EXERCISE PROMPT: It is required that the lines from the top of the listing through the line with "import plotly.graph_objects as go" be reproduced exactly, excluding pictures.

-- BEGIN SOURCE DATA --

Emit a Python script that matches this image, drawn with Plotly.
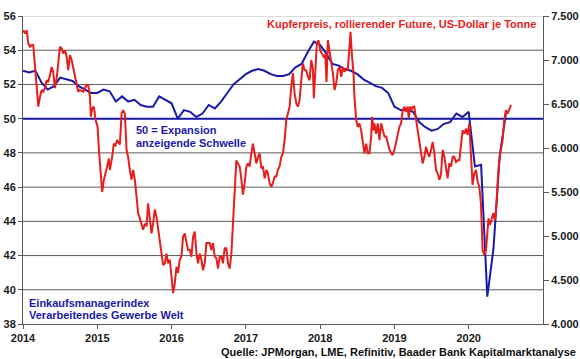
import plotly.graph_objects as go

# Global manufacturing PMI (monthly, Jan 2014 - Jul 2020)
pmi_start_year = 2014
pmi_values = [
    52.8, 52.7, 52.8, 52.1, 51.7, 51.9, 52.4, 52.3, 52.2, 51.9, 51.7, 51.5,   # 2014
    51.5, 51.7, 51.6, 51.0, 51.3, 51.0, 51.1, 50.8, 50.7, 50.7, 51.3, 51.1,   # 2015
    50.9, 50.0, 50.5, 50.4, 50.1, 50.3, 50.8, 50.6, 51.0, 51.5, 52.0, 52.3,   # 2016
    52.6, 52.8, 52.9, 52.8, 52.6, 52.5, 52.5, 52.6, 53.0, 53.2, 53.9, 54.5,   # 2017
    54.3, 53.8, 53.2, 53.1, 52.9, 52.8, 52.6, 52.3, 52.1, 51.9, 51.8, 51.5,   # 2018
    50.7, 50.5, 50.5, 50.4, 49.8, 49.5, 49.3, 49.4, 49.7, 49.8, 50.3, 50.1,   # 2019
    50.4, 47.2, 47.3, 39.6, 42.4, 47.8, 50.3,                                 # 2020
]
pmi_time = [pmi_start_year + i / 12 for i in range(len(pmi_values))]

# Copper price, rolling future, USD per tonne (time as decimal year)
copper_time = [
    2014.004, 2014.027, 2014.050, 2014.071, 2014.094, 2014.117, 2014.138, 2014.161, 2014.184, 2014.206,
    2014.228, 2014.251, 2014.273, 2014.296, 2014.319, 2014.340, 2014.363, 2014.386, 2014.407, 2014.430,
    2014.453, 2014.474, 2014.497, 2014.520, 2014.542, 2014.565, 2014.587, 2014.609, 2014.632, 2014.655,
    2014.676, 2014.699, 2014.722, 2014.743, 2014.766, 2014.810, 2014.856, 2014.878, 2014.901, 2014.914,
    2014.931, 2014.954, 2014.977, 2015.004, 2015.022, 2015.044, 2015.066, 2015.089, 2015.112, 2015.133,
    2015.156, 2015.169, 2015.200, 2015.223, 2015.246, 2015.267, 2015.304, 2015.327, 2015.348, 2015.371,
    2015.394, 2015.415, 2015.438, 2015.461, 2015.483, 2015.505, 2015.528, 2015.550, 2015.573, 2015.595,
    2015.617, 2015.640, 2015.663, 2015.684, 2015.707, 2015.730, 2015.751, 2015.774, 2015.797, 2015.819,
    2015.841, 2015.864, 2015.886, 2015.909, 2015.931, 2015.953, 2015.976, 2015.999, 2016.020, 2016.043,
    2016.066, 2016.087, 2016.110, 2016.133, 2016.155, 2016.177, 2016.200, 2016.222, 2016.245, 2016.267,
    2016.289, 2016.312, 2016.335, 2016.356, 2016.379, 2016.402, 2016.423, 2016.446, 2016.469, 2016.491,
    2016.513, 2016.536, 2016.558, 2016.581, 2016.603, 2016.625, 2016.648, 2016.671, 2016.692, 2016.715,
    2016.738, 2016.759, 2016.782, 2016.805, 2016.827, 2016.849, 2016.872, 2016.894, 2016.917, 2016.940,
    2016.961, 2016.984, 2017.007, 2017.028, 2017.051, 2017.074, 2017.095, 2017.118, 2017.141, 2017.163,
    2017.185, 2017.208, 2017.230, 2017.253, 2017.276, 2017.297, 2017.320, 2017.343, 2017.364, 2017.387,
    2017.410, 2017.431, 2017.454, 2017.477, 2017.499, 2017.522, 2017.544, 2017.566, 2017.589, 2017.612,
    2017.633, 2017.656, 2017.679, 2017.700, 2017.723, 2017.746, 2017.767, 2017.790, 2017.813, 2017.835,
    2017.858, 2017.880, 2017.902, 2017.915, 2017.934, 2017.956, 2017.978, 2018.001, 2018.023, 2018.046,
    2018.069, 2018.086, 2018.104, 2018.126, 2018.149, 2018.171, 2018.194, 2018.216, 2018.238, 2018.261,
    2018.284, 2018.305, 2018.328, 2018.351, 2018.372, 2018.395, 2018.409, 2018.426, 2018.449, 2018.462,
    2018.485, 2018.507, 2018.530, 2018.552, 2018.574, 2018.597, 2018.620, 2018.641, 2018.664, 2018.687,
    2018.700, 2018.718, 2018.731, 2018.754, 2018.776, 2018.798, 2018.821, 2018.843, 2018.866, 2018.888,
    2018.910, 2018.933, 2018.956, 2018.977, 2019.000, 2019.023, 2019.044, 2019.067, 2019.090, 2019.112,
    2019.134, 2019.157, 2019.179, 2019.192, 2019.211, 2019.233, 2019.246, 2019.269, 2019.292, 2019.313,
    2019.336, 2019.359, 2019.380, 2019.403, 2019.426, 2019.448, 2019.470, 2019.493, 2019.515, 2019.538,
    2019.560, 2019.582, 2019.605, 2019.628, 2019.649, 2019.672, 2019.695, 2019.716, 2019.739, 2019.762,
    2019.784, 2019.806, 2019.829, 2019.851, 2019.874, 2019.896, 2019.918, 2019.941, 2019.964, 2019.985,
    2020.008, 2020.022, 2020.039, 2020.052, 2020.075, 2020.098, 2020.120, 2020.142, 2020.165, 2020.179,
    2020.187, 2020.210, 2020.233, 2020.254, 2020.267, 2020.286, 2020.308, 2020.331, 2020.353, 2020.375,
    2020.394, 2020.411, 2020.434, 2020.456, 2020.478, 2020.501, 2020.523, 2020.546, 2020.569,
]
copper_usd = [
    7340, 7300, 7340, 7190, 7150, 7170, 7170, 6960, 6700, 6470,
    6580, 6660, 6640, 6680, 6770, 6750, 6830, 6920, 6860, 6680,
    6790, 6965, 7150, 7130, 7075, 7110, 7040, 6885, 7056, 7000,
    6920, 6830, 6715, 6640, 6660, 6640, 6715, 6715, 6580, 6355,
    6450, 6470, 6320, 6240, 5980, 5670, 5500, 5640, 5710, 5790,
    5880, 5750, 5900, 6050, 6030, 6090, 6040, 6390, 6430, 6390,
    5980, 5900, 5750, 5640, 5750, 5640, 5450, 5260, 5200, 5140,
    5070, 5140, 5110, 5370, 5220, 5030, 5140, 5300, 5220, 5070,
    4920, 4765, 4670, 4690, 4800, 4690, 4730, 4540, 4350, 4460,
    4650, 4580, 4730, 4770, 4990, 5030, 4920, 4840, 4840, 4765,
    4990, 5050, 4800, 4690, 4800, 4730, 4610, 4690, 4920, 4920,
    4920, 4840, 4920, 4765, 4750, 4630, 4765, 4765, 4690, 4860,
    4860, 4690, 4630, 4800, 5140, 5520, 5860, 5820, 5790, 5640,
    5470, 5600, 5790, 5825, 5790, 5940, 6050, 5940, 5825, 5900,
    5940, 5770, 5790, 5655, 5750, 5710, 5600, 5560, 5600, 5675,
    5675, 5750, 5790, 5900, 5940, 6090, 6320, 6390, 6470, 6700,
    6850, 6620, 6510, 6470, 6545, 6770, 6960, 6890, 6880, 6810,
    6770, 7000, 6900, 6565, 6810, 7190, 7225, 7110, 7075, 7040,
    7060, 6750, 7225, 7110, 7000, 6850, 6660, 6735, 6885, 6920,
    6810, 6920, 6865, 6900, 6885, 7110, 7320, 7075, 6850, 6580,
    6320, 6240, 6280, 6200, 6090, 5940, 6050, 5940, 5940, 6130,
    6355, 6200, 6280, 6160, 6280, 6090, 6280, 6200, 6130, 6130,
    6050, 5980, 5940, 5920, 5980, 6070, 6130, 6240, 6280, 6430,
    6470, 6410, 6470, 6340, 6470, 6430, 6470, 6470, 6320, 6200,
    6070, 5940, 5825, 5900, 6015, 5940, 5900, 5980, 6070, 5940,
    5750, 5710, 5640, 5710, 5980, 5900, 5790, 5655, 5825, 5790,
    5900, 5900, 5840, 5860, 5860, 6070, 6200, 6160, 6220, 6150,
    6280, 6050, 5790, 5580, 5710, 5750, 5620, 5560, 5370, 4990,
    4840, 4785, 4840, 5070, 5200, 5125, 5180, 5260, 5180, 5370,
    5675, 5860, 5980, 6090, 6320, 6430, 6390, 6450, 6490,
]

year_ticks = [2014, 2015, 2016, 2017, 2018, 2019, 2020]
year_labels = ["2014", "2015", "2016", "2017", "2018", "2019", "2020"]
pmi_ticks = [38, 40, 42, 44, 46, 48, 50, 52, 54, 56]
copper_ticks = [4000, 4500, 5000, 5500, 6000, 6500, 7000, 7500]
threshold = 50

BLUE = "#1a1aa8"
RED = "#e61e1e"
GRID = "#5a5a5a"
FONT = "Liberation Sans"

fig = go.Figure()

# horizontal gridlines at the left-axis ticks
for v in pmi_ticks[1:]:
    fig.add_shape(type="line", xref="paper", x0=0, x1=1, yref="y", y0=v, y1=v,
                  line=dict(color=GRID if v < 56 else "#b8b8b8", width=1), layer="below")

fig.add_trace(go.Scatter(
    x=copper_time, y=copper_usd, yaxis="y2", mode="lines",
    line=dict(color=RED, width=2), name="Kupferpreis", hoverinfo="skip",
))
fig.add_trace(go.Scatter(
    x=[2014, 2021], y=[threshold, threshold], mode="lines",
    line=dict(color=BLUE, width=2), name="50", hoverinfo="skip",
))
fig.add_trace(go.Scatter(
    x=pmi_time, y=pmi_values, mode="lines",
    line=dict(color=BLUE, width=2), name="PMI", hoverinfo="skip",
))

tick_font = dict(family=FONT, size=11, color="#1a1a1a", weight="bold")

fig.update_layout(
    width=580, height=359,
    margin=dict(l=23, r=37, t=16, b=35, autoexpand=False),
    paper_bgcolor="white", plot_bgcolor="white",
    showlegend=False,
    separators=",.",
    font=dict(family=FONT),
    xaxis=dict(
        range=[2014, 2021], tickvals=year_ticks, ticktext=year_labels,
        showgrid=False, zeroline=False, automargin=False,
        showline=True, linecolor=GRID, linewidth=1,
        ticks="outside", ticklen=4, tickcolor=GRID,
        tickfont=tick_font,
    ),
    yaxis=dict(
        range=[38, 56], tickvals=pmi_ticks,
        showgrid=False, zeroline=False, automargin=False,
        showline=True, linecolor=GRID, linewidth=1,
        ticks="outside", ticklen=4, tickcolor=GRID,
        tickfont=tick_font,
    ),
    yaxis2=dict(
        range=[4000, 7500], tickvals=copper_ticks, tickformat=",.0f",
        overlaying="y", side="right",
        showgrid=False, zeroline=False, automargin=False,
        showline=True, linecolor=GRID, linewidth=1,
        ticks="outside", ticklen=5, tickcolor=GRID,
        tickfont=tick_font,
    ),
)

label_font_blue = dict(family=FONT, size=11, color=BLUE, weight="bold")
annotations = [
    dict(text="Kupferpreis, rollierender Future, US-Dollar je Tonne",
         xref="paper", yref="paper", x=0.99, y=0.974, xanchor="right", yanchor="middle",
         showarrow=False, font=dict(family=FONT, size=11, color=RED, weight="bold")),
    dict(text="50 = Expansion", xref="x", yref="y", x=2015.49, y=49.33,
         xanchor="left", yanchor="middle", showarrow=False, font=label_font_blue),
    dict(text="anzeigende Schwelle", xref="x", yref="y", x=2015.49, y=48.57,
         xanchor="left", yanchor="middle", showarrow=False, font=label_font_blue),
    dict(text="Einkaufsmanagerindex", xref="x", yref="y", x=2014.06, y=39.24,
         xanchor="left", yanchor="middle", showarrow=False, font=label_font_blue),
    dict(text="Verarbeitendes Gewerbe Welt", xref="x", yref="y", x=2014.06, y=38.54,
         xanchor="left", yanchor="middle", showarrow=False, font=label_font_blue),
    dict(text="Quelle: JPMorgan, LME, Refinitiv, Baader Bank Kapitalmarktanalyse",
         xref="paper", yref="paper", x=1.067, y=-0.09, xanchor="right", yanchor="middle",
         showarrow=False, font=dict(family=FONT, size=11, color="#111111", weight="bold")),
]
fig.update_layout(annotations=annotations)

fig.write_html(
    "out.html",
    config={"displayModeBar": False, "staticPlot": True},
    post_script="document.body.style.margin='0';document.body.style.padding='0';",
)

-- END SOURCE DATA --

COMPLETE RESPONSE:
Emit a Python script that matches this image, drawn with Plotly.
import plotly.graph_objects as go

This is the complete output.